PROVIDED MATERIAL:
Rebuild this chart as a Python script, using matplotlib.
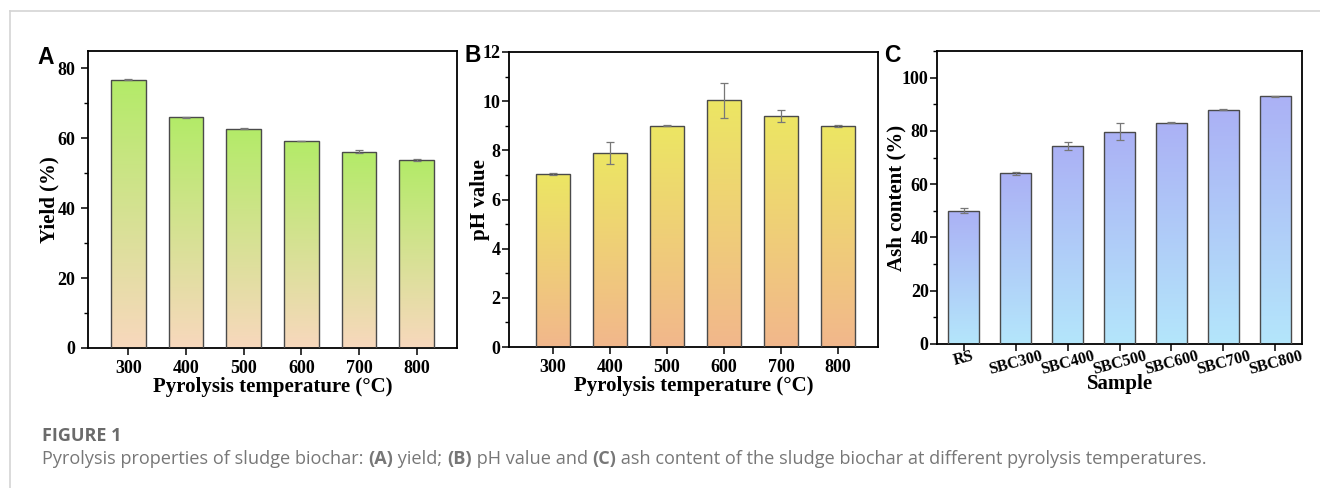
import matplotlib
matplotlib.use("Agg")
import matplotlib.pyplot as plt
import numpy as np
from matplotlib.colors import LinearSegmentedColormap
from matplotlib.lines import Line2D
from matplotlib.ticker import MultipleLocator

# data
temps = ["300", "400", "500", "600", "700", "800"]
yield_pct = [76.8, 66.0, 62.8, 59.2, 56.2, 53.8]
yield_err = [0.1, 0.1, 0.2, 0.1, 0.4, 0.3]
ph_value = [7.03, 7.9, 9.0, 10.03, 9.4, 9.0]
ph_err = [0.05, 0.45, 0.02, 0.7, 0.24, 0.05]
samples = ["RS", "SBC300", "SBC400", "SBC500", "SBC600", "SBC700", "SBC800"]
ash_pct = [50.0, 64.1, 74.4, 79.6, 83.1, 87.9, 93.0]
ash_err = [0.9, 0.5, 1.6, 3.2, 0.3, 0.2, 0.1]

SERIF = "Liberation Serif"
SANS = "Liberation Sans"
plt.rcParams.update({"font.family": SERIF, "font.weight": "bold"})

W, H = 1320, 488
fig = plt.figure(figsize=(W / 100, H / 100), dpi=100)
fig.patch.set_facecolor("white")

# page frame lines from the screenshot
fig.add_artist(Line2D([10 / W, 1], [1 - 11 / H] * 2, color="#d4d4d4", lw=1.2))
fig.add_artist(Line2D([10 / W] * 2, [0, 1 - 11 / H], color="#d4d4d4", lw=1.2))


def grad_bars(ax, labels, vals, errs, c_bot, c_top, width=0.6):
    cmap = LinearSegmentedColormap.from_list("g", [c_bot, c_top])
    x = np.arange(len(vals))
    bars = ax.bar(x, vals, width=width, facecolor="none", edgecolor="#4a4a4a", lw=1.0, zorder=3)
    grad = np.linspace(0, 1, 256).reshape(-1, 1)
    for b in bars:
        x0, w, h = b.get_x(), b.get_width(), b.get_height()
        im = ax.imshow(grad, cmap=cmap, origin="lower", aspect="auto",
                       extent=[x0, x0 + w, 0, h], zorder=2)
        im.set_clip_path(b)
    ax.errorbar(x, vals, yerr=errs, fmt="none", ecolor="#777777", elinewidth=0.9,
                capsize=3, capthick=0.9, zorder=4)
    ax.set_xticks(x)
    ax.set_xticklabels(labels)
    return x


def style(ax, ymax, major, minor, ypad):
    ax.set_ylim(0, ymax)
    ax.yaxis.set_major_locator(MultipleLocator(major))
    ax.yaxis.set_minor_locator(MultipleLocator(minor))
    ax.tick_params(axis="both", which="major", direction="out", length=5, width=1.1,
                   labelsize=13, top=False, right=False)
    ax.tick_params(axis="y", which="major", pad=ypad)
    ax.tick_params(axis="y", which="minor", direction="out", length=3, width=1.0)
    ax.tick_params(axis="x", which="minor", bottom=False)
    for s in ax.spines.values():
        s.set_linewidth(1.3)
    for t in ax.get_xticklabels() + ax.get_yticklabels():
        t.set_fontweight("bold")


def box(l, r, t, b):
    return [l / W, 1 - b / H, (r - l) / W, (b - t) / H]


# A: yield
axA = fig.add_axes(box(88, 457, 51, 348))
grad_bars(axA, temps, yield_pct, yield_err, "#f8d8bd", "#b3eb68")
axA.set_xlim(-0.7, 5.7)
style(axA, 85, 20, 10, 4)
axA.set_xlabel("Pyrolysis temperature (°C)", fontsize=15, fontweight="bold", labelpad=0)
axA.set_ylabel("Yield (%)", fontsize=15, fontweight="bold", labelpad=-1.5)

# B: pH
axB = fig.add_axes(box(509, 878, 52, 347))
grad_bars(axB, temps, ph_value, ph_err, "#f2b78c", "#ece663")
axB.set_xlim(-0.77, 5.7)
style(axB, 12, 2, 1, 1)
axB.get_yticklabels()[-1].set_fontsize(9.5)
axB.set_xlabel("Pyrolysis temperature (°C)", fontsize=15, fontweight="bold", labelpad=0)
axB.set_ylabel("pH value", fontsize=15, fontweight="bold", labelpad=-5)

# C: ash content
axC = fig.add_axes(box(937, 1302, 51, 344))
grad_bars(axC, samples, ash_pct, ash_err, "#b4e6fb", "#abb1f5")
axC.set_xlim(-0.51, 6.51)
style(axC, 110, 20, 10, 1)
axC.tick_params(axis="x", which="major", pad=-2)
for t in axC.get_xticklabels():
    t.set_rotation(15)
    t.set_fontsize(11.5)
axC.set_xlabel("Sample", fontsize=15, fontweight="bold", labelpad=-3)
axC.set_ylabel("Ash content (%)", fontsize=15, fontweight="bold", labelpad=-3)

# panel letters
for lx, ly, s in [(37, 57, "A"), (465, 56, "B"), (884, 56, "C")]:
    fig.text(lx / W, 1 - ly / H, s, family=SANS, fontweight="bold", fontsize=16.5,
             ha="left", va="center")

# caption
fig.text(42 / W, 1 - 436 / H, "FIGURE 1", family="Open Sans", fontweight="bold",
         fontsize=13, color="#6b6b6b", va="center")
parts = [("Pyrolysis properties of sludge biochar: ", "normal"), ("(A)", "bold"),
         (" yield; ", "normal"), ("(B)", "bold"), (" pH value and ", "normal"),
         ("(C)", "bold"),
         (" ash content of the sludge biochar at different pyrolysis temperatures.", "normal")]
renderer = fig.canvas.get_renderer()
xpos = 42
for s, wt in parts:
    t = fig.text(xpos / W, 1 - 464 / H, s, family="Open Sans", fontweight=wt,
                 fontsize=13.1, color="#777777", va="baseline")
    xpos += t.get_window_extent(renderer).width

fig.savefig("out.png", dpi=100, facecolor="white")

STATED TASK: Return each line from the material above exactly, but not the pictures.

WRITTEN REPLY:
Rebuild this chart as a Python script, using matplotlib.
import matplotlib
matplotlib.use("Agg")
import matplotlib.pyplot as plt
import numpy as np
from matplotlib.colors import LinearSegmentedColormap
from matplotlib.lines import Line2D
from matplotlib.ticker import MultipleLocator

# data
temps = ["300", "400", "500", "600", "700", "800"]
yield_pct = [76.8, 66.0, 62.8, 59.2, 56.2, 53.8]
yield_err = [0.1, 0.1, 0.2, 0.1, 0.4, 0.3]
ph_value = [7.03, 7.9, 9.0, 10.03, 9.4, 9.0]
ph_err = [0.05, 0.45, 0.02, 0.7, 0.24, 0.05]
samples = ["RS", "SBC300", "SBC400", "SBC500", "SBC600", "SBC700", "SBC800"]
ash_pct = [50.0, 64.1, 74.4, 79.6, 83.1, 87.9, 93.0]
ash_err = [0.9, 0.5, 1.6, 3.2, 0.3, 0.2, 0.1]

SERIF = "Liberation Serif"
SANS = "Liberation Sans"
plt.rcParams.update({"font.family": SERIF, "font.weight": "bold"})

W, H = 1320, 488
fig = plt.figure(figsize=(W / 100, H / 100), dpi=100)
fig.patch.set_facecolor("white")

# page frame lines from the screenshot
fig.add_artist(Line2D([10 / W, 1], [1 - 11 / H] * 2, color="#d4d4d4", lw=1.2))
fig.add_artist(Line2D([10 / W] * 2, [0, 1 - 11 / H], color="#d4d4d4", lw=1.2))


def grad_bars(ax, labels, vals, errs, c_bot, c_top, width=0.6):
    cmap = LinearSegmentedColormap.from_list("g", [c_bot, c_top])
    x = np.arange(len(vals))
    bars = ax.bar(x, vals, width=width, facecolor="none", edgecolor="#4a4a4a", lw=1.0, zorder=3)
    grad = np.linspace(0, 1, 256).reshape(-1, 1)
    for b in bars:
        x0, w, h = b.get_x(), b.get_width(), b.get_height()
        im = ax.imshow(grad, cmap=cmap, origin="lower", aspect="auto",
                       extent=[x0, x0 + w, 0, h], zorder=2)
        im.set_clip_path(b)
    ax.errorbar(x, vals, yerr=errs, fmt="none", ecolor="#777777", elinewidth=0.9,
                capsize=3, capthick=0.9, zorder=4)
    ax.set_xticks(x)
    ax.set_xticklabels(labels)
    return x


def style(ax, ymax, major, minor, ypad):
    ax.set_ylim(0, ymax)
    ax.yaxis.set_major_locator(MultipleLocator(major))
    ax.yaxis.set_minor_locator(MultipleLocator(minor))
    ax.tick_params(axis="both", which="major", direction="out", length=5, width=1.1,
                   labelsize=13, top=False, right=False)
    ax.tick_params(axis="y", which="major", pad=ypad)
    ax.tick_params(axis="y", which="minor", direction="out", length=3, width=1.0)
    ax.tick_params(axis="x", which="minor", bottom=False)
    for s in ax.spines.values():
        s.set_linewidth(1.3)
    for t in ax.get_xticklabels() + ax.get_yticklabels():
        t.set_fontweight("bold")


def box(l, r, t, b):
    return [l / W, 1 - b / H, (r - l) / W, (b - t) / H]


# A: yield
axA = fig.add_axes(box(88, 457, 51, 348))
grad_bars(axA, temps, yield_pct, yield_err, "#f8d8bd", "#b3eb68")
axA.set_xlim(-0.7, 5.7)
style(axA, 85, 20, 10, 4)
axA.set_xlabel("Pyrolysis temperature (°C)", fontsize=15, fontweight="bold", labelpad=0)
axA.set_ylabel("Yield (%)", fontsize=15, fontweight="bold", labelpad=-1.5)

# B: pH
axB = fig.add_axes(box(509, 878, 52, 347))
grad_bars(axB, temps, ph_value, ph_err, "#f2b78c", "#ece663")
axB.set_xlim(-0.77, 5.7)
style(axB, 12, 2, 1, 1)
axB.get_yticklabels()[-1].set_fontsize(9.5)
axB.set_xlabel("Pyrolysis temperature (°C)", fontsize=15, fontweight="bold", labelpad=0)
axB.set_ylabel("pH value", fontsize=15, fontweight="bold", labelpad=-5)

# C: ash content
axC = fig.add_axes(box(937, 1302, 51, 344))
grad_bars(axC, samples, ash_pct, ash_err, "#b4e6fb", "#abb1f5")
axC.set_xlim(-0.51, 6.51)
style(axC, 110, 20, 10, 1)
axC.tick_params(axis="x", which="major", pad=-2)
for t in axC.get_xticklabels():
    t.set_rotation(15)
    t.set_fontsize(11.5)
axC.set_xlabel("Sample", fontsize=15, fontweight="bold", labelpad=-3)
axC.set_ylabel("Ash content (%)", fontsize=15, fontweight="bold", labelpad=-3)

# panel letters
for lx, ly, s in [(37, 57, "A"), (465, 56, "B"), (884, 56, "C")]:
    fig.text(lx / W, 1 - ly / H, s, family=SANS, fontweight="bold", fontsize=16.5,
             ha="left", va="center")

# caption
fig.text(42 / W, 1 - 436 / H, "FIGURE 1", family="Open Sans", fontweight="bold",
         fontsize=13, color="#6b6b6b", va="center")
parts = [("Pyrolysis properties of sludge biochar: ", "normal"), ("(A)", "bold"),
         (" yield; ", "normal"), ("(B)", "bold"), (" pH value and ", "normal"),
         ("(C)", "bold"),
         (" ash content of the sludge biochar at different pyrolysis temperatures.", "normal")]
renderer = fig.canvas.get_renderer()
xpos = 42
for s, wt in parts:
    t = fig.text(xpos / W, 1 - 464 / H, s, family="Open Sans", fontweight=wt,
                 fontsize=13.1, color="#777777", va="baseline")
    xpos += t.get_window_extent(renderer).width

fig.savefig("out.png", dpi=100, facecolor="white")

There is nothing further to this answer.